Epics and user stories

Agile development methods

User story template and example

Agile development methods

  • Name:Epics and user stories
  • Purpose:Documenting requirements
  • Used:Frequently
  • Involved roles:UXD, PO, dev team, stakeholders

Documenting agile requirements

User stories are user centered requirements which are fundamental to agile development. They are written by business stakeholders, the product owner, user experience designers are members of the development team.

Depending on the agile method involved a user story should delivered an increment of a product or service which delivers real value for its users. The development team should be able to start and finish a story in one sprint (Scrum).

If a user story is too big to be finished in a sprint the development team split the story up into multiple stories. The original story becomes an epic, a container for multiple other stories.

Epics and initiatives

Epics can be bundled to an initiative or a theme. Tasks on the other hand can be used to split a user story into smaller pieces.

„Promise of a conversation“

The concept of user stories originate from extreme programming and were called „game pieces“ used in planning game. They used to be written on cards, therefore they needed to be short and precise and were thought of as artifacts which are used to initiate a conversation between developers, stakeholders and users to be further detailed in the conversation. I haven’t seen anybody using written cards any more. Nowadays Atlassian Jira is the defacto standard tool to capture and manage user stories.

The difference between a user story and a use case

User stories and the much older use case should not be confused or used interchangeably.

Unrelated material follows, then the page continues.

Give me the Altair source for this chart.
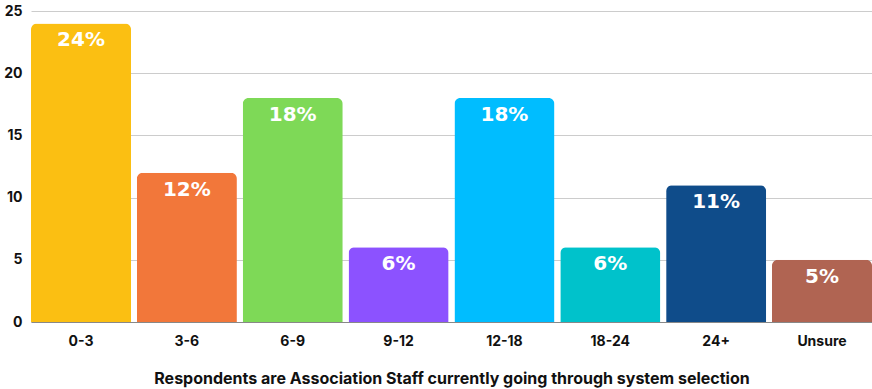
import altair as alt
import pandas as pd

categories = ["0-3", "3-6", "6-9", "9-12", "12-18", "18-24", "24+", "Unsure"]
values = [24, 12, 18, 6, 18, 6, 11, 5]
labels = ["24%", "12%", "18%", "6%", "18%", "6%", "11%", "5%"]
colors = ["#FBBF12", "#F2773A", "#7ED957", "#8C52FF", "#00BDFF", "#00C2CB", "#0F4C8A", "#B06452"]

df = pd.DataFrame({"cat": categories, "val": values, "label": labels})

x = alt.X("cat:N", sort=categories,
          scale=alt.Scale(paddingInner=0.055, paddingOuter=0),
          axis=alt.Axis(title="Respondents are Association Staff currently going through system selection",
                        labelAngle=0, labelFont="Inter", labelFontWeight="bold", labelFontSize=14,
                        labelColor="#111", labelPadding=12, ticks=False, domain=True,
                        domainColor="#888", domainWidth=1,
                        titleFont="Inter", titleFontWeight="bold", titleFontSize=16,
                        titleColor="#111", titlePadding=22))
y = alt.Y("val:Q", scale=alt.Scale(domain=[0, 25], padding=0, nice=False),
          axis=alt.Axis(title=None, values=[0, 5, 10, 15, 20, 25], labelFont="Inter",
                        labelFontWeight="bold", labelFontSize=14, labelColor="#111",
                        labelPadding=9, ticks=False, domain=False,
                        gridColor="#cccccc", gridWidth=1))

bars = alt.Chart(df).mark_bar(cornerRadiusTopLeft=6, cornerRadiusTopRight=6).encode(
    x=x, y=y,
    color=alt.Color("cat:N", sort=categories,
                    scale=alt.Scale(domain=categories, range=colors), legend=None),
)

text = alt.Chart(df).mark_text(dy=17, color="white", font="DejaVu Sans",
                               fontWeight="bold", fontSize=20, baseline="middle").encode(
    x=alt.X("cat:N", sort=categories), y="val:Q", text="label:N"
)

chart = (bars + text).properties(
    width=841, height=311,
    autosize=alt.AutoSizeParams(type="none"),
    padding={"left": 31, "top": 11, "right": 0, "bottom": 67},
).configure_view(stroke=None)

chart.save("out.html", embed_options={"renderer": "svg", "actions": False})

Use cases describe interactions of users with a system usually software, but from the system perspective.

User does something the system has to react. Stories on the other hand show why the user uses the system, because they contain a benefit for the user. They should always be written out of the users perspective and be at least related or stem from user research.

Storymapping

Story map

Story maps help teams to get an overview of a desired experience by placing user story cards on a chronological map. You usually begin with chronological tasks centered around activities or user goals.